Abstract

ABSTRACT We investigate the properties of microlensing events caused by planetary systems where planets with a moon are widely separated from their host stars. From this investigation, we find that the moon feature generally appears as a very short-duration perturbation on the smooth asymmetric light curve of the lensing event induced by the wide-separation planet; thus it can be easily discriminated from the planet feature responsible for the overall asymmetric light curve. For typical Galactic lensing events with an Einstein radius of ∼2 au, the asymmetry of the light curves due to bound planets can be noticed up to ∼20 au. We also find that the perturbations of wide planetary systems become dominated by the moon as the projected star–planet separation increases, and eventually the light curves of events produced by such systems appear as the single lensing light curve of the planet itself with a very short-duration perturbation induced by the moon, which is a representative light curve of the event induced by a star and a planet, except on the Einstein timescale of the planet.
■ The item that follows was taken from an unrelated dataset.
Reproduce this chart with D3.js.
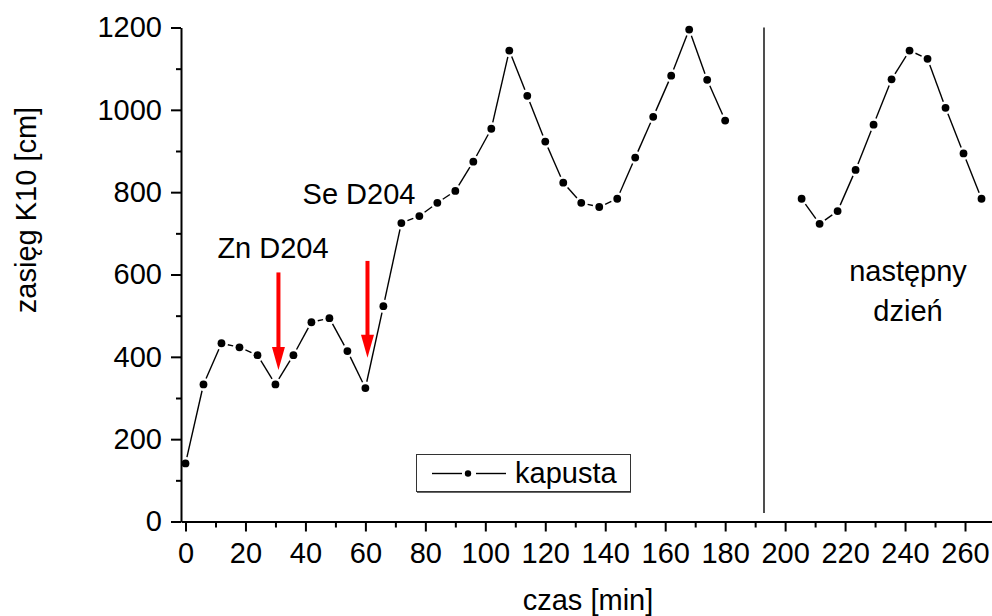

We also study the effect of a finite source star on the moon feature in wide planetary lensing events. From this study, we find that when the lunar caustic is sufficiently separated from the planetary caustic, the lower limit on the ratio of the size of the lunar caustic to the source radius causing a ≥5% lunar deviation depends mostly on the projected planet–moon separation regardless of the moon/star mass ratio, and it decreases as the planet–moon separation becomes smaller or larger than the planetary Einstein radius.